Cryoablation of Chondroblastoma

Cryoablation of Chondroblastoma

Chondroblastoma is a benign bone tumor that contains chondroblastic cells. It typically occurs in the age group of 10-25 years and 75% occur in the epiphysis of the long bones (Fig. 1).

Chondroblastomas were treated in the past with curettage. Over the last 10 years, radiofrequency ablation (RFA) has become a popular method for treating chondroblastomas less than 3.0 cm in size (Fig. 2).

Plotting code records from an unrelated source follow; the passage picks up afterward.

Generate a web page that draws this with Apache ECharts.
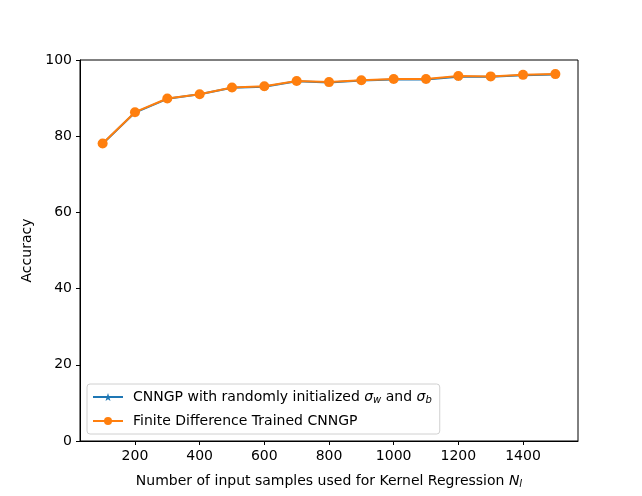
<!DOCTYPE html>
<html>
<head>
<meta charset="utf-8">
<script src="https://cdn.jsdelivr.net/npm/echarts@6/dist/echarts.min.js"></script>
<style>
html, body { margin: 0; padding: 0; background: #fff; }
#main { width: 642px; height: 496px; }
</style>
</head>
<body>
<div id="main"></div>
<script>
// data
var samples = [100, 200, 300, 400, 500, 600, 700, 800, 900, 1000, 1100, 1200, 1300, 1400, 1500];
var randomInit = [78.0, 86.2, 89.8, 91.0, 92.7, 93.0, 94.4, 94.1, 94.6, 94.9, 94.9, 95.6, 95.6, 96.0, 96.2];
var fdTrained = [78.1, 86.3, 89.9, 91.0, 92.8, 93.1, 94.5, 94.2, 94.7, 95.0, 95.0, 95.8, 95.7, 96.1, 96.3];
var xTicks = [200, 400, 600, 800, 1000, 1200, 1400];

var font = 'DejaVu Sans';
var star = 'path://M0,-10L2.35,-3.24L9.51,-3.09L3.8,1.24L5.88,8.09L0,4L-5.88,8.09L-3.8,1.24L-9.51,-3.09L-2.35,-3.24Z';

function pairs(ys) {
    return samples.map(function (x, i) { return [x, ys[i]]; });
}

var chart = echarts.init(document.getElementById('main'));

chart.setOption({
    animation: false,
    textStyle: { fontFamily: font },
    grid: { left: 80, right: 64, top: 60, bottom: 55 },
    legend: {
        orient: 'vertical',
        left: 87,
        top: 384,
        itemWidth: 30,
        itemHeight: 10,
        itemGap: 9,
        padding: [6, 8, 6, 5],
        borderColor: '#d0d0d0',
        borderWidth: 1,
        borderRadius: 3,
        backgroundColor: 'rgba(255,255,255,0.8)',
        textStyle: {
            fontFamily: font,
            fontSize: 14,
            color: '#000',
            padding: [0, 0, 0, 5],
            rich: {
                s: { fontFamily: font, fontStyle: 'italic', fontSize: 14, color: '#000' },
                sub: { fontFamily: font, fontStyle: 'italic', fontSize: 10, color: '#000', padding: [6, 0, 0, 0] }
            }
        },
        formatter: function (name) {
            if (name === 'random') {
                return 'CNNGP with randomly initialized {s|σ}{sub|w} and {s|σ}{sub|b}';
            }
            return 'Finite Difference Trained CNNGP';
        },
        data: ['random', 'fd']
    },
    xAxis: {
        type: 'value',
        min: 30,
        max: 1570,
        name: 'Number of input samples used for Kernel Regression {n|N}{sub|l}',
        nameLocation: 'middle',
        nameGap: 32,
        nameTextStyle: {
            fontFamily: font,
            fontSize: 14,
            color: '#000',
            rich: {
                n: { fontFamily: font, fontStyle: 'italic', fontSize: 14, color: '#000' },
                sub: { fontFamily: font, fontStyle: 'italic', fontSize: 10, color: '#000', padding: [6, 0, 0, 0] }
            }
        },
        splitLine: { show: false },
        axisLine: { onZero: false, lineStyle: { color: '#000', width: 1 } },
        axisTick: { customValues: xTicks, length: 4, lineStyle: { color: '#000' } },
        axisLabel: {
            customValues: xTicks, fontSize: 14, color: '#000', margin: 8, fontFamily: font,
            formatter: function (v) { return String(v); }
        }
    },
    yAxis: {
        type: 'value',
        min: 0,
        max: 100,
        interval: 20,
        name: 'Accuracy',
        nameLocation: 'middle',
        nameGap: 40,
        nameTextStyle: { fontFamily: font, fontSize: 14, color: '#000' },
        splitLine: { show: false },
        axisLine: { show: true, lineStyle: { color: '#000', width: 1 } },
        axisTick: { show: true, length: 4, lineStyle: { color: '#000' } },
        axisLabel: { fontSize: 14, color: '#000', margin: 8, fontFamily: font }
    },
    series: [
        {
            name: 'random',
            type: 'line',
            data: pairs(randomInit),
            symbol: star,
            symbolSize: 8,
            showAllSymbol: true,
            itemStyle: { color: '#1f77b4' },
            lineStyle: { color: '#1f77b4', width: 2 }
        },
        {
            name: 'fd',
            type: 'line',
            data: pairs(fdTrained),
            symbol: 'circle',
            symbolSize: 10,
            showAllSymbol: true,
            itemStyle: { color: '#ff7f0e' },
            lineStyle: { color: '#ff7f0e', width: 2 }
        }
    ]
});

// right and top spines
chart.setOption({
    graphic: [{
        type: 'rect',
        shape: { x: 80, y: 60, width: 498, height: 381 },
        style: { fill: 'none', stroke: '#000', lineWidth: 1 },
        silent: true,
        z: 10
    }]
});
</script>
</body>
</html>
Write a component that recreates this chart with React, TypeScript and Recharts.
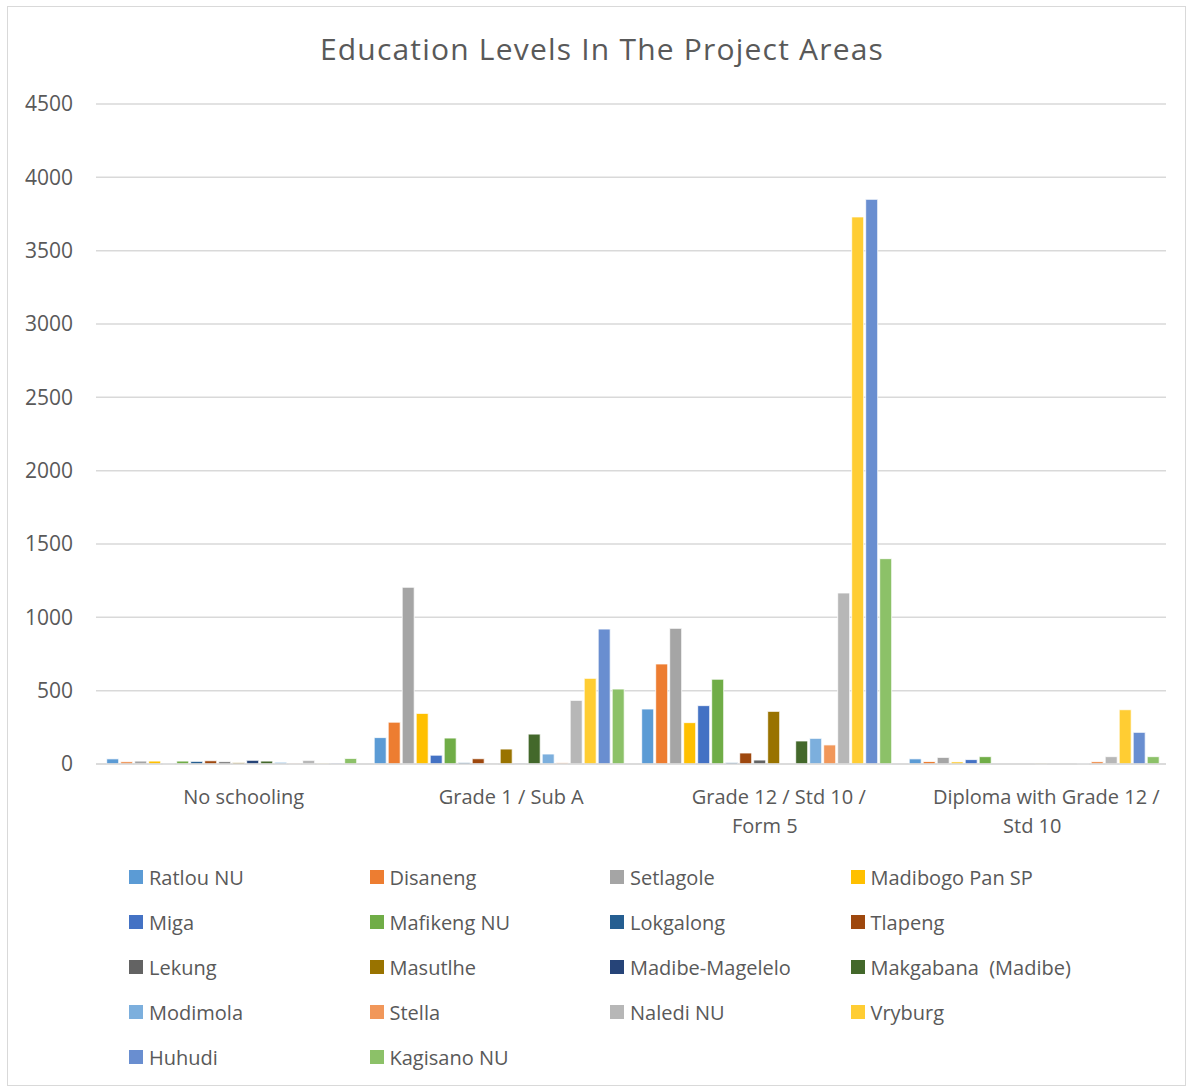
import React from 'react';
import { BarChart, Bar, XAxis, YAxis, CartesianGrid } from 'recharts';

const categories = ['No schooling', 'Grade 1 / Sub A', 'Grade 12 / Std 10 / Form 5', 'Diploma with Grade 12 / Std 10'];
const categoryLines: string[][] = [
  ['No schooling'],
  ['Grade 1 / Sub A'],
  ['Grade 12 / Std 10 /', 'Form 5'],
  ['Diploma with Grade 12 /', 'Std 10'],
];
const yTicks = [0, 500, 1000, 1500, 2000, 2500, 3000, 3500, 4000, 4500];

const ratlouNU = [35, 180, 375, 35];
const disaneng = [15, 285, 682, 17];
const setlagole = [20, 1205, 925, 45];
const madibogoPanSP = [20, 345, 282, 14];
const miga = [2, 60, 398, 30];
const mafikengNU = [20, 177, 578, 50];
const lokgalong = [18, 10, 10, 0];
const tlapeng = [22, 36, 75, 0];
const lekung = [15, 5, 27, 0];
const masutlhe = [10, 102, 359, 5];
const madibeMagelelo = [25, 5, 0, 0];
const makgabana = [20, 204, 157, 0];
const modimola = [12, 68, 175, 3];
const stella = [5, 8, 130, 17];
const nalediNU = [25, 434, 1166, 50];
const vryburg = [5, 584, 3730, 370];
const huhudi = [6, 920, 3850, 216];
const kagisanoNU = [38, 511, 1400, 50];

const seriesNames = [
  'Ratlou NU', 'Disaneng', 'Setlagole', 'Madibogo Pan SP', 'Miga', 'Mafikeng NU',
  'Lokgalong', 'Tlapeng', 'Lekung', 'Masutlhe', 'Madibe-Magelelo', 'Makgabana  (Madibe)',
  'Modimola', 'Stella', 'Naledi NU', 'Vryburg', 'Huhudi', 'Kagisano NU',
];
const seriesValues = [
  ratlouNU, disaneng, setlagole, madibogoPanSP, miga, mafikengNU,
  lokgalong, tlapeng, lekung, masutlhe, madibeMagelelo, makgabana,
  modimola, stella, nalediNU, vryburg, huhudi, kagisanoNU,
];
const seriesColors = [
  '#5B9BD5', '#ED7D31', '#A5A5A5', '#FFC000', '#4472C4', '#70AD47',
  '#255E91', '#9E480E', '#636363', '#997300', '#264478', '#43682B',
  '#7CAFDD', '#F1975A', '#B7B7B7', '#FFCD33', '#698ED0', '#8CC168',
];

const data = categories.map((c, i) => {
  const row: Record<string, any> = { category: c, idx: i };
  seriesNames.forEach((n, s) => {
    row['s' + s] = seriesValues[s][i];
  });
  return row;
});

const FONT = '"Open Sans", sans-serif';
const TEXT_COLOR = '#595959';

const CategoryTick = (props: any) => {
  const { x, y, payload } = props;
  const lines = categoryLines[payload.index] || [String(payload.value)];
  return (
    <g>
      {lines.map((l, i) => (
        <text
          key={i}
          x={x + (i === 0 ? 14 : 0)}
          y={y + 38 + i * 29}
          textAnchor="middle"
          fill={TEXT_COLOR}
          fontSize={20}
          fontFamily={FONT}
        >
          {l}
        </text>
      ))}
    </g>
  );
};

export default function App() {
  return (
    <div style={{ position: 'absolute', left: 0, top: 0, width: 1192, height: 1089, background: '#fff', fontFamily: FONT }}>
      <div style={{ position: 'absolute', left: 7, top: 6, width: 1177, height: 1078, border: '1px solid #d9d9d9' }} />
      <div style={{ position: 'absolute', left: 0, top: 29, width: 1204, textAlign: 'center', fontSize: 30, letterSpacing: 1.2, color: TEXT_COLOR, fontFamily: FONT, lineHeight: '40px' }}>
        Education Levels In The Project Areas
      </div>
      <div style={{ position: 'absolute', left: 0, top: 0 }}>
        <BarChart
          width={1192}
          height={1089}
          data={data}
          margin={{ top: 104, right: 26, bottom: 225, left: 0 }}
          barCategoryGap="4%"
          barGap={2}
        >
          <CartesianGrid vertical={false} stroke="#d9d9d9" strokeWidth={1.5} />
          <XAxis
            dataKey="category"
            axisLine={{ stroke: '#d9d9d9', strokeWidth: 1.5 }}
            tickLine={false}
            tickSize={0}
            height={100}
            interval={0}
            tick={<CategoryTick />}
          />
          <YAxis
            width={96}
            domain={[0, 4500]}
            ticks={yTicks}
            axisLine={false}
            tickLine={false}
            tickSize={0}
            tickMargin={23}
            tick={{ fill: TEXT_COLOR, fontSize: 21, fontFamily: FONT }}
          />
          {seriesNames.map((n, s) => (
            <Bar
              key={n}
              dataKey={'s' + s}
              name={n}
              fill={seriesColors[s]}
              stroke="#ffffff"
              strokeWidth={0.8}
              isAnimationActive={false}
            />
          ))}
        </BarChart>
      </div>
      <div style={{ position: 'absolute', left: 129, top: 859, width: 1000 }}>
        {seriesNames.map((n, s) => {
          const col = s % 4;
          const row = Math.floor(s / 4);
          return (
            <div
              key={n}
              style={{ position: 'absolute', left: col * 240.5, top: row * 45, height: 36, display: 'flex', alignItems: 'center', whiteSpace: 'pre' }}
            >
              <span style={{ display: 'inline-block', width: 14, height: 14, background: seriesColors[s], marginRight: 6 }} />
              <span style={{ fontSize: 20, color: TEXT_COLOR, fontFamily: FONT }}>{n}</span>
            </div>
          );
        })}
      </div>
    </div>
  );
}
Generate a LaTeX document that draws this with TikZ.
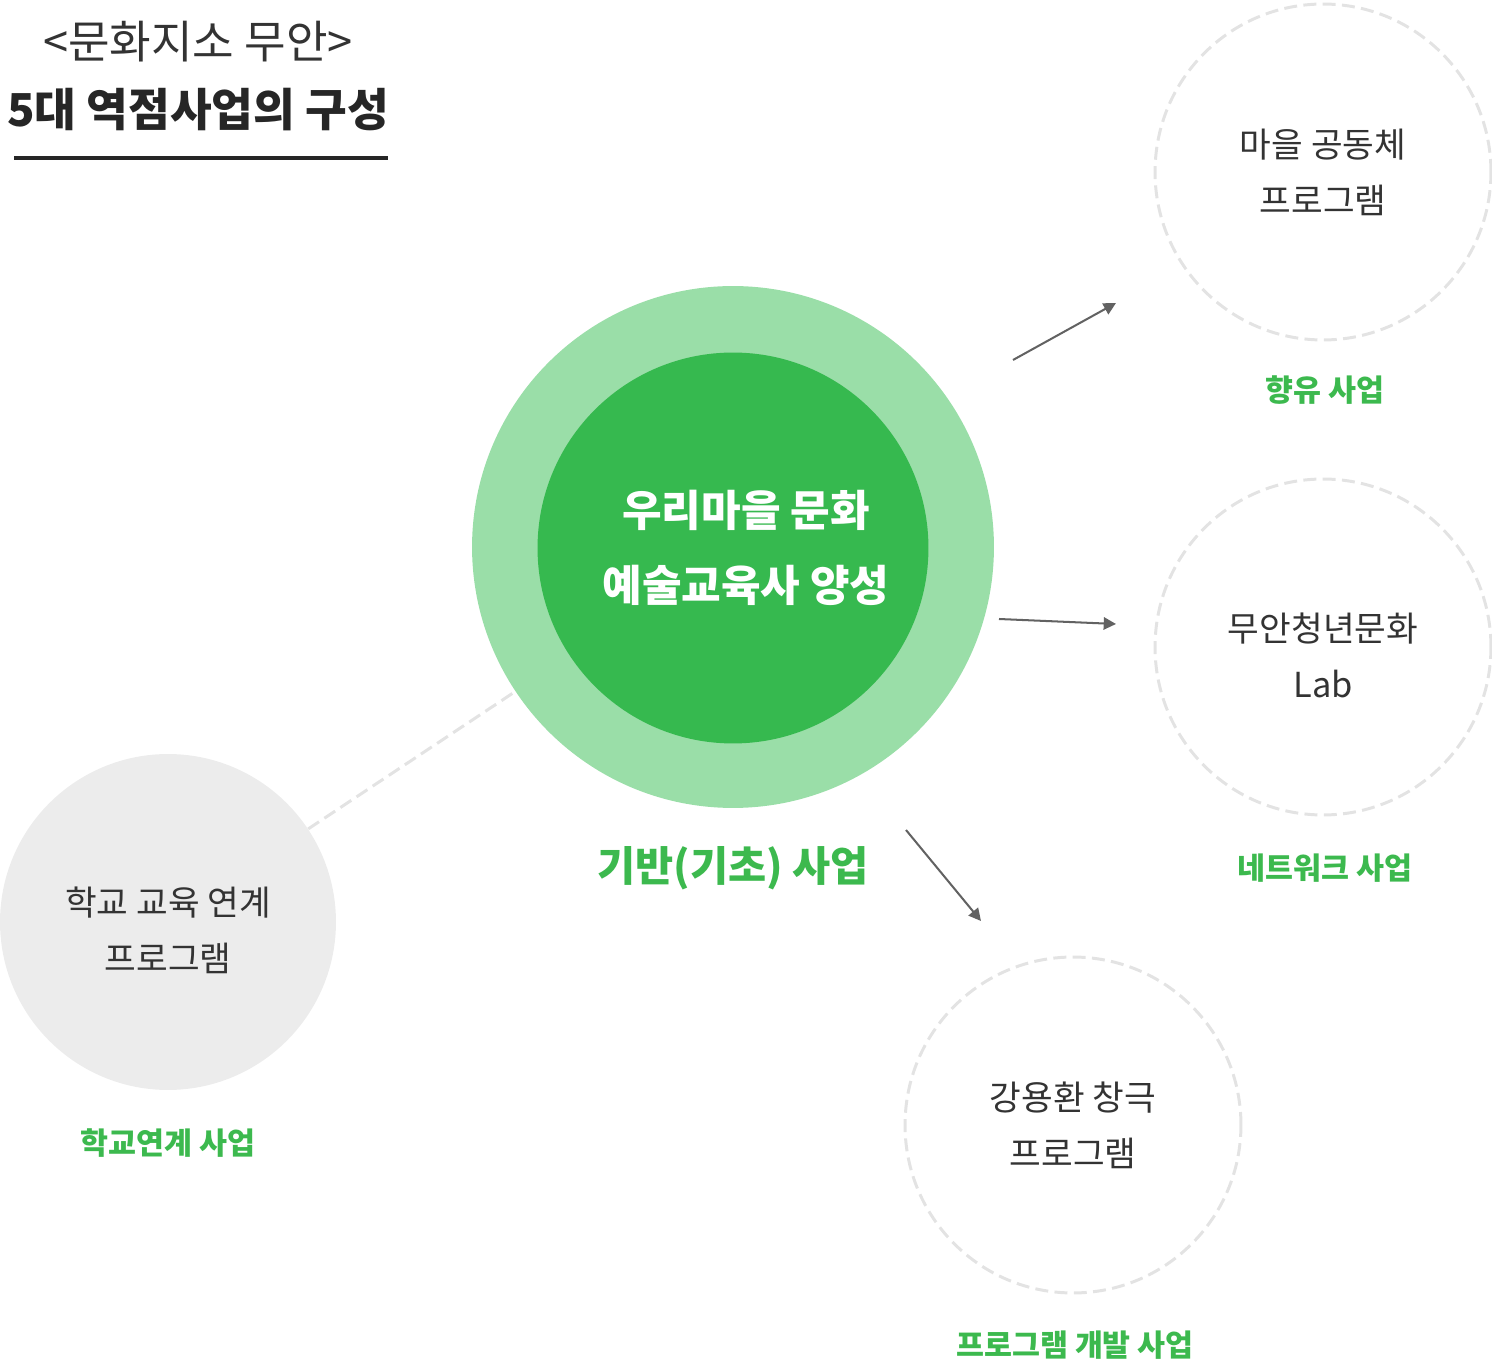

Cryoablation is expected to have similar results [1] and causes less post-procedure pain than RFA and is an alternative to RFA when it comes to benign bone tumors like chondroblastoma (Fig. 3), osteoid osteomas and osteoblastomas.

Cryoablation is a relatively new technique where freezing temperatures are used to kill tumor cells by creating iceballs within the tumors. Liquid nitrogen or argon is used depending on the system. With liquid nitrogen, the temperate at the centre of the ice-ball can reach up to minus 196 degrees Celsius with lethal temperatures of minus 20 to minus 40 degrees in the rest of the iceball (Fig. 4).


  1. Bone tumors – chondroblastomas, osteoid osteomas, osteoblastomas
  2. Soft tissue tumors like fibromatosis (Fig. 1) for cure and palliation
  3. Lung tumors – primary and metastases
  4. Liver tumors – primary and metastases.
  5. Renal tumors


  1. Large tumor size
  2. Abnormal coagulation profile


  • Cryoablation is a new ablation technique that uses ice-balls to freeze and kill tumor cells
  • Chondroblastoma < 3.0 cm in size are often treated with RFA.
  • Cryoablation is a good alternative to RFA


Fig. 1: Humeral chondroblastoma. Typical X-ray, MRI and histopathology findings of a humeral chondroblastoma.

Fig. 2: RFA of chondroblastoma. 11-years old with a biopsy proven chondroblastoma underwent successful radiofrequency ablation (RFA).

Fig. 3 (A-E). Cryoablation of chondroblastoma. X-ray (A), sagittal T2 MRI (B) and PET (C) show typical features of a distal tibial chondroblastoma in a 20-years old. A 3-3-5 freeze-thaw-freeze cycle was used during the cryoablation (D) with a 13 G probe and intravenous sedation. The post-procedure PET (E) done 10 days later shows complete lack of FDG uptake. The patient was asymptomatic.

Fig. 4: In-vivo iceball during the procedure.